El mayor crecimiento de las empresas y de una extendida gama de propietarios y trabajadores se produjo en México durante un intenso proceso de industrialización –comparado con los años posteriores– durante la etapa llamada de sustitución de importaciones –1940 y mediados de los 70–. Nunca el salario ni la seguridad social y los derechos del proletariado fueron más amplios que con los gobiernos de Cárdenas y Echeverría.
En tal lapso de más de tres décadas surgieron dos, acaso tres generaciones de individuos que empezaron su actividad empresarial como vendedores o intermediarios de cualquier cosa y concluyeron su ciclo vital poseyendo verdaderos emporios: lo que embonaba con la idea del self-made man. El gobierno, con todo y haber emitido más de una veintena de leyes favorables a la empresa (agricultura, comercio, banca, industria) controlaba en buena medida el grado de concentración y centralización de la riqueza registrado desde entonces.

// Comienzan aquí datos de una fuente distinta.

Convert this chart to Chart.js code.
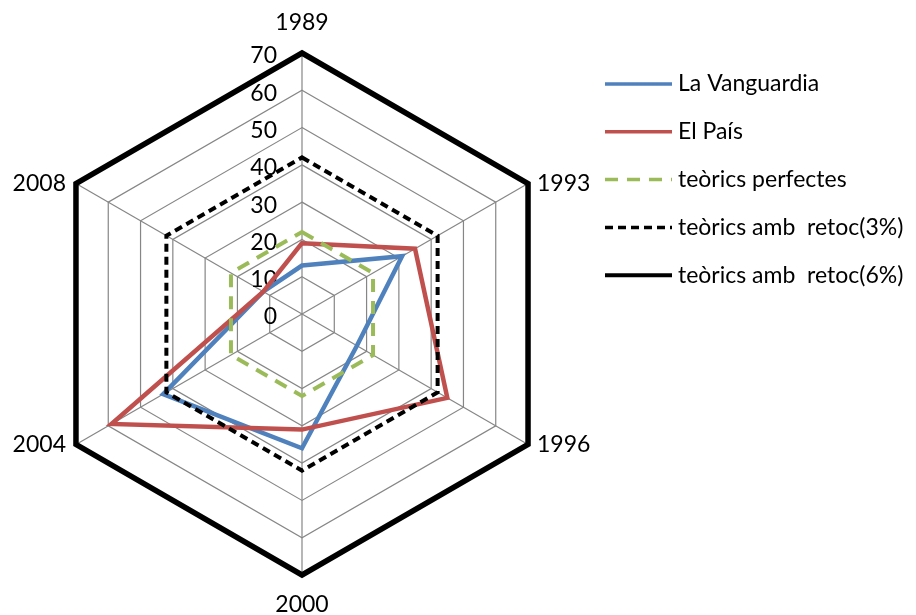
<!DOCTYPE html>
<html><head><meta charset="utf-8">
<script src="https://cdn.jsdelivr.net/npm/chart.js@4/dist/chart.umd.min.js"></script>
<style>html,body{margin:0;padding:0;background:#fff;}#wrap{position:relative;width:916px;height:615px;}</style>
</head><body><div id="wrap"><canvas id="c" width="916" height="615"></canvas></div>
<script>
const years = ['1989', '1993', '1996', '2000', '2004', '2008'];
const laVanguardia = [13, 31, 17, 36, 43, 12];
const elPais = [19, 35, 45, 31, 59, 12];
const teoricsPerfectes = [22, 22, 22, 22, 22, 22];
const teoricsRetoc3 = [42, 42, 42, 42, 42, 42];
const teoricsRetoc6 = [70, 70, 70, 70, 70, 70];
const seriesNames = ['La Vanguardia', 'El País', 'teòrics perfectes', 'teòrics amb  retoc(3%)', 'teòrics amb  retoc(6%)'];
const scaleMin = 0, scaleMax = 70, scaleStep = 10;

const FONT = '23px Lato';

const excelLabels = {
  id: 'excelLabels',
  beforeDatasetsDraw(chart) {
    const s = chart.scales.r, ctx = chart.ctx;
    ctx.save();
    ctx.font = FONT; ctx.fillStyle = '#000';
    ctx.textAlign = 'right'; ctx.textBaseline = 'middle';
    s.ticks.forEach(t => {
      const d = s.getDistanceFromCenterForValue(t.value);
      ctx.fillText(t.label, s.xCenter - 25, s.yCenter - d + 3);
    });
    ctx.restore();
  },
  afterDraw(chart) {
    const s = chart.scales.r, ctx = chart.ctx;
    ctx.save();
    ctx.font = FONT; ctx.fillStyle = '#000'; ctx.textBaseline = 'middle';
    chart.data.labels.forEach((lab, i) => {
      const p = s.getPointPosition(i, s.drawingArea);
      const a = s.getIndexAngle(i);
      const sx = Math.sin(a), cy = -Math.cos(a);
      if (Math.abs(sx) < 0.01) {
        ctx.textAlign = 'center';
        ctx.fillText(lab, p.x, p.y + (cy < 0 ? -30 : 30));
      } else {
        ctx.textAlign = sx > 0 ? 'left' : 'right';
        ctx.fillText(lab, p.x + (sx > 0 ? 9 : -10), p.y);
      }
    });
    // legend
    const lx0 = 605, lx1 = 672, tx = 678, y0 = 84, dy = 47.8;
    chart.data.datasets.forEach((ds, i) => {
      const y = y0 + i * dy;
      ctx.save();
      ctx.strokeStyle = ds.borderColor;
      ctx.lineWidth = ds.legendWidth;
      ctx.setLineDash(ds.borderDash || []);
      ctx.beginPath(); ctx.moveTo(lx0, y); ctx.lineTo(lx1, y); ctx.stroke();
      ctx.restore();
      ctx.textAlign = 'left';
      ctx.fillText(ds.label, tx, y);
    });
    ctx.restore();
  }
};

const mk = (label, data, color, width, dash, order, lw) => ({
  label, data, borderColor: color, backgroundColor: color, borderWidth: width,
  borderDash: dash, fill: false, pointRadius: 0, pointHoverRadius: 0, tension: 0,
  borderJoinStyle: 'miter', order, legendWidth: lw
});

new Chart(document.getElementById('c'), {
  type: 'radar',
  data: {
    labels: years,
    datasets: [
      mk(seriesNames[0], laVanguardia, '#4F81BD', 4.5, [], 5, 3.5),
      mk(seriesNames[1], elPais, '#C0504D', 4.5, [], 4, 3.5),
      mk(seriesNames[2], teoricsPerfectes, '#9BBB59', 4, [13, 9], 3, 3.5),
      mk(seriesNames[3], teoricsRetoc3, '#000000', 4, [8, 5], 2, 3.5),
      mk(seriesNames[4], teoricsRetoc6, '#000000', 5.5, [], 1, 4)
    ]
  },
  options: {
    responsive: false, animation: false, devicePixelRatio: 1,
    layout: { padding: { left: 41, right: 353, top: 53, bottom: 40 } },
    plugins: { legend: { display: false }, tooltip: { enabled: false } },
    scales: {
      r: {
        min: scaleMin, max: scaleMax,
        ticks: { stepSize: scaleStep, display: false, showLabelBackdrop: false },
        pointLabels: { display: false },
        grid: { color: '#868686', lineWidth: 1.2 },
        angleLines: { color: '#868686', lineWidth: 1.2 }
      }
    }
  },
  plugins: [excelLabels]
});
</script></body></html>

A partir de los años 80, el gobierno fue perdiendo terreno, una vez que la nueva expansión del capitalismo –la globalización neoliberal– impuso a los países en general, pero de manera subrayada a los países cuyos recursos materiales eran y son codiciados por los mercados, una nueva época extractivista a cambio de muy poco o nada. Y también de asumir esa imposición con una actitud de regocijo y hasta de largueza por las administraciones neoliberales de antes cuya cauda no ha podido evitar el de ahora –como lo prueba, entre otras medidas y realidades– la reciente Ley de Minas.
El emprendedurismo, uno de esos horribles vocablos inaugurados en el ámbito empresarial, no es sino una ilusión en el contexto del capitalismo mexicano. Bien lo saben los micro, pequeños y medianos empresarios: sus unidades productivas, que generan las dos terceras partes del empleo en el país, por más que ellos se esfuercen en emprender, no podrán pasar del nivel que tienen al siguiente, salvo mediante un inesperado golpe de suerte. Si ellos no son herederos, no pueden competir con los que sí lo son. También la desigualdad se presenta en los negocios.
En uno de los países más desiguales del mundo, la empresa, en todos sus estratos, no podía ser excepción.